⟨
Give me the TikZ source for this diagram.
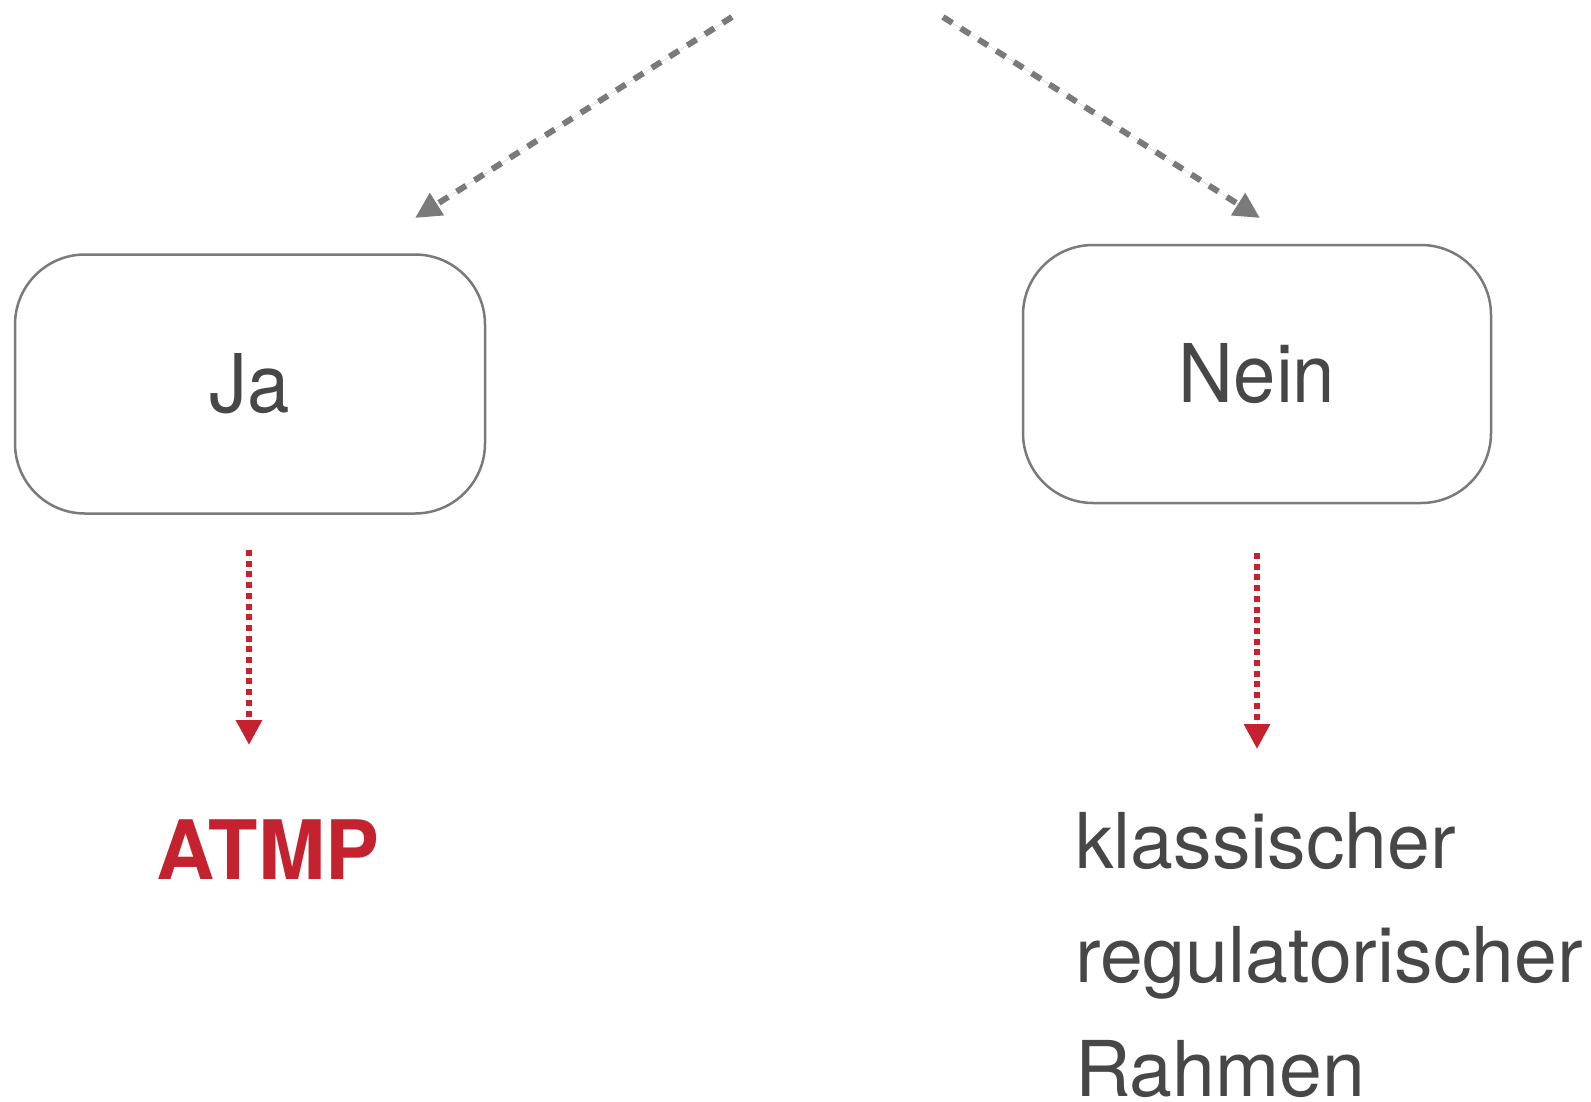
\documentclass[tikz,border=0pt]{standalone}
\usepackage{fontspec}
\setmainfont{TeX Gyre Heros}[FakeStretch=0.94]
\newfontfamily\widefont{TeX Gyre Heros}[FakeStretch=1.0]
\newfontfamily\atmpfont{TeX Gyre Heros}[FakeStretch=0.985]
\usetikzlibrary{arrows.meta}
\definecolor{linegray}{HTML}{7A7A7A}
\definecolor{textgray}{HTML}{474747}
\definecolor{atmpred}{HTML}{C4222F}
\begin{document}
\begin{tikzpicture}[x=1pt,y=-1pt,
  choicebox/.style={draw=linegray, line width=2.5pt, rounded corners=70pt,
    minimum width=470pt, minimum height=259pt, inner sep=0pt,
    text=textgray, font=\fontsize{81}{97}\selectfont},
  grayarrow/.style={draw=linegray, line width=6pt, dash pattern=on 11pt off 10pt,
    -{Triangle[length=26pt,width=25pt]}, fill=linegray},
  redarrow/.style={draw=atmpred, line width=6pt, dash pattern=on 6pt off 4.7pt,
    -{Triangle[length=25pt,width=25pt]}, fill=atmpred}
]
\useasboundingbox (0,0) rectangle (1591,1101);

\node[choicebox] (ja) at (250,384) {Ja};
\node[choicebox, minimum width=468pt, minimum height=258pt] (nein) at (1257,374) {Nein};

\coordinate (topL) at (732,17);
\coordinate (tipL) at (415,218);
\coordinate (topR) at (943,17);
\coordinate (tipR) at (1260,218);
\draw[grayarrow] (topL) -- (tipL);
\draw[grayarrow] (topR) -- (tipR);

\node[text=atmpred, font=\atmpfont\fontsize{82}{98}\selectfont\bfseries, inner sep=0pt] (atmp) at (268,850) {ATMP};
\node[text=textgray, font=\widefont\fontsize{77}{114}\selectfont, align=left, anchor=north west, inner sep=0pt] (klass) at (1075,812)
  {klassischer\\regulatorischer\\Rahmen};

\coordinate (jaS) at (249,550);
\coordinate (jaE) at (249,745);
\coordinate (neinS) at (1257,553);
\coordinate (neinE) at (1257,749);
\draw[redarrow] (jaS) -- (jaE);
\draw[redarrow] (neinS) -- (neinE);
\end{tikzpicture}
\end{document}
⟩
⟨
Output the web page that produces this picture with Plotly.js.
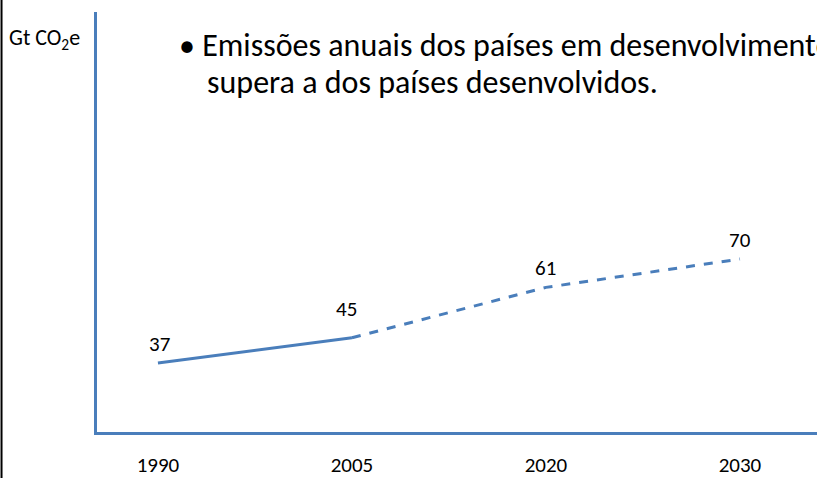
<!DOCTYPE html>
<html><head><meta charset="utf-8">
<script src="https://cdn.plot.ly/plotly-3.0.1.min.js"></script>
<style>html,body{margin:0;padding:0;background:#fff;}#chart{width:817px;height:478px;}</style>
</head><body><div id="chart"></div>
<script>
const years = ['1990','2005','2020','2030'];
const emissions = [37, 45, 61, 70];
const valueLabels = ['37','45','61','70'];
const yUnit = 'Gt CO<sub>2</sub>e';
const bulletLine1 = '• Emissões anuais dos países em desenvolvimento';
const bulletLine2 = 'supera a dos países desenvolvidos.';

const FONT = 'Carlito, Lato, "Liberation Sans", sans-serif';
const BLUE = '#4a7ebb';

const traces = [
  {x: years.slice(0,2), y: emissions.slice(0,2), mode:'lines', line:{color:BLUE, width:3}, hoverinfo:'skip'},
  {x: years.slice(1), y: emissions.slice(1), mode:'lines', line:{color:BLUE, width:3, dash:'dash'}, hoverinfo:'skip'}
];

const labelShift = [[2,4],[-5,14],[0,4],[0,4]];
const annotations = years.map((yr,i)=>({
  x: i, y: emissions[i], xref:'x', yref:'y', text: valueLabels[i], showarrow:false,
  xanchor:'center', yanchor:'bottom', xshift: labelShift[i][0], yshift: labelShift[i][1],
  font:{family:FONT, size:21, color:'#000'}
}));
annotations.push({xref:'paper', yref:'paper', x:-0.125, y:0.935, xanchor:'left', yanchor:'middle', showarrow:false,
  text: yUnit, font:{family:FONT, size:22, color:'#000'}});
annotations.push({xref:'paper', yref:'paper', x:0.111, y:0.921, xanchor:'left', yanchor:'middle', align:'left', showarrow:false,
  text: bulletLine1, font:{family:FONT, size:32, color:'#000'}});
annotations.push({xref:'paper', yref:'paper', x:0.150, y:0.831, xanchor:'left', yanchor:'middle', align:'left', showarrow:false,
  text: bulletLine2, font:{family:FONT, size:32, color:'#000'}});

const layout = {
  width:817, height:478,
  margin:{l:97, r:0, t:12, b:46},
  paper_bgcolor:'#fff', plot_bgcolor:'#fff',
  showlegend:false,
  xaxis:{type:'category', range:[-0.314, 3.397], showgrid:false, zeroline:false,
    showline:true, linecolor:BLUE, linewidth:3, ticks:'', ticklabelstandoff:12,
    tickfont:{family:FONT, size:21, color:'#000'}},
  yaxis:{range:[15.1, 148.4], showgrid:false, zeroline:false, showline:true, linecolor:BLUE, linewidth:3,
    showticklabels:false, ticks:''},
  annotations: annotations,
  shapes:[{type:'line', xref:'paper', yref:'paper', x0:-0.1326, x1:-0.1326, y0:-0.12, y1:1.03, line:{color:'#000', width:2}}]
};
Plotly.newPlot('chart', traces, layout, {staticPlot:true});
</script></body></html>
⟩
Word for word, restate the lines beginning with the one that has "Give me the TikZ source for this diagram." and ending with the one that has "minimum width=468pt, minimum". Keep both ends and skip any pictures.

■ **Answer in full**
Give me the TikZ source for this diagram.
\documentclass[tikz,border=0pt]{standalone}
\usepackage{fontspec}
\setmainfont{TeX Gyre Heros}[FakeStretch=0.94]
\newfontfamily\widefont{TeX Gyre Heros}[FakeStretch=1.0]
\newfontfamily\atmpfont{TeX Gyre Heros}[FakeStretch=0.985]
\usetikzlibrary{arrows.meta}
\definecolor{linegray}{HTML}{7A7A7A}
\definecolor{textgray}{HTML}{474747}
\definecolor{atmpred}{HTML}{C4222F}
\begin{document}
\begin{tikzpicture}[x=1pt,y=-1pt,
  choicebox/.style={draw=linegray, line width=2.5pt, rounded corners=70pt,
    minimum width=470pt, minimum height=259pt, inner sep=0pt,
    text=textgray, font=\fontsize{81}{97}\selectfont},
  grayarrow/.style={draw=linegray, line width=6pt, dash pattern=on 11pt off 10pt,
    -{Triangle[length=26pt,width=25pt]}, fill=linegray},
  redarrow/.style={draw=atmpred, line width=6pt, dash pattern=on 6pt off 4.7pt,
    -{Triangle[length=25pt,width=25pt]}, fill=atmpred}
]
\useasboundingbox (0,0) rectangle (1591,1101);

\node[choicebox] (ja) at (250,384) {Ja};
\node[choicebox, minimum width=468pt, minimum height=258pt] (nein) at (1257,374) {Nein};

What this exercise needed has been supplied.